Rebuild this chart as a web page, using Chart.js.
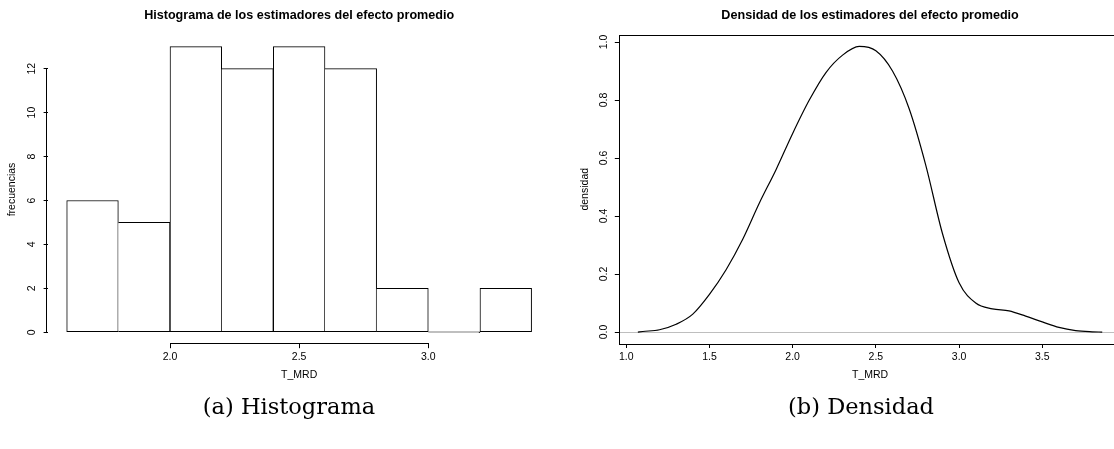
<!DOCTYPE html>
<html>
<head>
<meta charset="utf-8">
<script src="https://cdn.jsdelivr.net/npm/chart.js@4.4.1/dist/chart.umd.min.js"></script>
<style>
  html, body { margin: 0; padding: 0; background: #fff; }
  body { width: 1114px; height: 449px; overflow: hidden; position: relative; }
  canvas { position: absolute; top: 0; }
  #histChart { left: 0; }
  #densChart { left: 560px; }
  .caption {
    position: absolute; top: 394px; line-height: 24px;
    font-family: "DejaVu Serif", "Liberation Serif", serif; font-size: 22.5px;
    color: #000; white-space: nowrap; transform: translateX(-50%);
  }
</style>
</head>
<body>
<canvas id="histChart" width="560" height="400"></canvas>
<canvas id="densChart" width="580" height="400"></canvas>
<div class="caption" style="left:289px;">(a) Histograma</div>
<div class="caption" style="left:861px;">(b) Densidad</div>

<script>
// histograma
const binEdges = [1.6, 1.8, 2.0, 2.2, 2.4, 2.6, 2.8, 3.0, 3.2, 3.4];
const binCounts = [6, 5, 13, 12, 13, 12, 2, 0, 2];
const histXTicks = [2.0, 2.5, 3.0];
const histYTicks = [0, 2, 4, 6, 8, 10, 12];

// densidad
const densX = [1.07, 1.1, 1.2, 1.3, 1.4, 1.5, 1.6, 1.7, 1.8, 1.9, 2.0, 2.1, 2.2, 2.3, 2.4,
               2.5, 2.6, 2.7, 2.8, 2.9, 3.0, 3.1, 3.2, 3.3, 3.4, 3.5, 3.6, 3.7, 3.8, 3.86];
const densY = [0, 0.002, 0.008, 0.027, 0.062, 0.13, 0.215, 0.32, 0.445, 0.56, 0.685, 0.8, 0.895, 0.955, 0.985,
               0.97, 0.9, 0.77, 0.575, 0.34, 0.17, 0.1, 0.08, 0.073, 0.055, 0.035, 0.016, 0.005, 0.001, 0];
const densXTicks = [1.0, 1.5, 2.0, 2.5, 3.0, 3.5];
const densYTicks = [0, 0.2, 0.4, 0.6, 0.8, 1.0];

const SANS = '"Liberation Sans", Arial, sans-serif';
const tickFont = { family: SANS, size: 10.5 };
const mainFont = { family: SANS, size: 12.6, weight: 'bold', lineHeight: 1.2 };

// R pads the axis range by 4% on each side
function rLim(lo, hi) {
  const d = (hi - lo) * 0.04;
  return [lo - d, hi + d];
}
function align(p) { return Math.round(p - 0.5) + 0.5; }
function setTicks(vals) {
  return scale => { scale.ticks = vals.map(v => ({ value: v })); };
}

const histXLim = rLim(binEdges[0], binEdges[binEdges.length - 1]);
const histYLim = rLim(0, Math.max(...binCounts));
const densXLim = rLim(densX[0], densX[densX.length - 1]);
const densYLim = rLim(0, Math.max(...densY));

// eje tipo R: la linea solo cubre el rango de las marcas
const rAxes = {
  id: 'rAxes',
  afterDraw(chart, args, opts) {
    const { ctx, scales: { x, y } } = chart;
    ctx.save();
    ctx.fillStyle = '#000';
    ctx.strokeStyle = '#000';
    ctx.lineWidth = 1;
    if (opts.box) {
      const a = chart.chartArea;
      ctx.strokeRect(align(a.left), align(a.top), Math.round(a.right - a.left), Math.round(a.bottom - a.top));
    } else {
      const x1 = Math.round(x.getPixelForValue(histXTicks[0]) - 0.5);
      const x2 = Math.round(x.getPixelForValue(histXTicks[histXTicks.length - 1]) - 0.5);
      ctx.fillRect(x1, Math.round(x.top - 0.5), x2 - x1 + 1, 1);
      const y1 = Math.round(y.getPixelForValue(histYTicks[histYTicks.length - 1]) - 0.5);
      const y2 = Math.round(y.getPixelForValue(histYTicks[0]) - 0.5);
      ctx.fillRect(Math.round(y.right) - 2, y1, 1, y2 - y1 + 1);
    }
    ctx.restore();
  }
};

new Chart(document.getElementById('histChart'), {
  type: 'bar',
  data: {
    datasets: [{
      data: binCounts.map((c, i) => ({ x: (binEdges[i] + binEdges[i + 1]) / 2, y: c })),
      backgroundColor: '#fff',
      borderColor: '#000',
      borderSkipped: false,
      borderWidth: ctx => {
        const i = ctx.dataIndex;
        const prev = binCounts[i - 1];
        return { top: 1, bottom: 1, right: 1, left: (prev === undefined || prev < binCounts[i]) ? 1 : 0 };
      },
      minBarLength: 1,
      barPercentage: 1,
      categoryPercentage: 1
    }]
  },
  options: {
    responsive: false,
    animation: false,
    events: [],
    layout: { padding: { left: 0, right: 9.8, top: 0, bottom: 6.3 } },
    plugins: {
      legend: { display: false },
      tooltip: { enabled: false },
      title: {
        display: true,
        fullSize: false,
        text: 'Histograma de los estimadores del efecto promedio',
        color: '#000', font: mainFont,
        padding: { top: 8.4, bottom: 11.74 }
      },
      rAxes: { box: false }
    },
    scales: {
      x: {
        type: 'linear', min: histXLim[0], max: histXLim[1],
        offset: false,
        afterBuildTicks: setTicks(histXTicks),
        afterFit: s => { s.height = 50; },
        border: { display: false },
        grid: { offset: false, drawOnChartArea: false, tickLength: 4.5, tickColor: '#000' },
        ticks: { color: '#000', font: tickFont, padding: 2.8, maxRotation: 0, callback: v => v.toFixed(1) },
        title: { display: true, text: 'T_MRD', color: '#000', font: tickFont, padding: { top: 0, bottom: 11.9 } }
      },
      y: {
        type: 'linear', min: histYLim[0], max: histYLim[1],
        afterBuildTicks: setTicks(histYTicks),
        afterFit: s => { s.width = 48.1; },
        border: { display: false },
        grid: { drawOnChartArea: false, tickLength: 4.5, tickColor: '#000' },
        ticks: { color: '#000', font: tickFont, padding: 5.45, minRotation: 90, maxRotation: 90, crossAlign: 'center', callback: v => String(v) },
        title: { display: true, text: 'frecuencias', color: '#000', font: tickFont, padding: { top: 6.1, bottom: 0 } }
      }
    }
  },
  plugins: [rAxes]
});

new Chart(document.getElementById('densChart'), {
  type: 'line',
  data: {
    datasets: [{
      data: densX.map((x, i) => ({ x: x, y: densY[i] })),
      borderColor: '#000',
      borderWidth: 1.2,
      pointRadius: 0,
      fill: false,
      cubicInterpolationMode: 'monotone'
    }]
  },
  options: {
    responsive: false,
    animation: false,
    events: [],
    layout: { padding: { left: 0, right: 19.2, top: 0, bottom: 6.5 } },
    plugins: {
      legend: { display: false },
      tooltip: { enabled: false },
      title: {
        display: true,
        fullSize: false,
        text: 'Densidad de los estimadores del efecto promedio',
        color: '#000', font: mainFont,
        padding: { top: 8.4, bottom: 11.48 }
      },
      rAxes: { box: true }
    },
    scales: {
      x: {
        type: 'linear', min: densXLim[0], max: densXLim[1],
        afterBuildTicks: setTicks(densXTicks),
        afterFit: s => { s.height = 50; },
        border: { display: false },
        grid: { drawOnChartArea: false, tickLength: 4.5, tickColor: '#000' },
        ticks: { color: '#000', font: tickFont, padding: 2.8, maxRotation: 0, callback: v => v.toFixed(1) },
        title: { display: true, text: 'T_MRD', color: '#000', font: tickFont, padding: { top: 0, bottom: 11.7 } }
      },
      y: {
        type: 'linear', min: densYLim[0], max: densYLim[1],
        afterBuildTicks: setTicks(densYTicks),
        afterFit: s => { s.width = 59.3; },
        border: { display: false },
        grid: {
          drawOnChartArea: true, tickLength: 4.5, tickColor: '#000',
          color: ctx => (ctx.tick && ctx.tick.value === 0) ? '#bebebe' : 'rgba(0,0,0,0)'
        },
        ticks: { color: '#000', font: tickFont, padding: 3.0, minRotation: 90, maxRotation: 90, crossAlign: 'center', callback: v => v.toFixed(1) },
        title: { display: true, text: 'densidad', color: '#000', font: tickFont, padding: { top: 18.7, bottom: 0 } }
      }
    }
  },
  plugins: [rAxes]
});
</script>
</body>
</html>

Written problem:
Repeat, exactly and in full, each line from the start of the data to the line that contains "const histYTicks = [0, 2, 4, 6, 8, 10, 12];". Pictures do not go in.

Full output:
Rebuild this chart as a web page, using Chart.js.
<!DOCTYPE html>
<html>
<head>
<meta charset="utf-8">
<script src="https://cdn.jsdelivr.net/npm/chart.js@4.4.1/dist/chart.umd.min.js"></script>
<style>
  html, body { margin: 0; padding: 0; background: #fff; }
  body { width: 1114px; height: 449px; overflow: hidden; position: relative; }
  canvas { position: absolute; top: 0; }
  #histChart { left: 0; }
  #densChart { left: 560px; }
  .caption {
    position: absolute; top: 394px; line-height: 24px;
    font-family: "DejaVu Serif", "Liberation Serif", serif; font-size: 22.5px;
    color: #000; white-space: nowrap; transform: translateX(-50%);
  }
</style>
</head>
<body>
<canvas id="histChart" width="560" height="400"></canvas>
<canvas id="densChart" width="580" height="400"></canvas>
<div class="caption" style="left:289px;">(a) Histograma</div>
<div class="caption" style="left:861px;">(b) Densidad</div>

<script>
// histograma
const binEdges = [1.6, 1.8, 2.0, 2.2, 2.4, 2.6, 2.8, 3.0, 3.2, 3.4];
const binCounts = [6, 5, 13, 12, 13, 12, 2, 0, 2];
const histXTicks = [2.0, 2.5, 3.0];
const histYTicks = [0, 2, 4, 6, 8, 10, 12];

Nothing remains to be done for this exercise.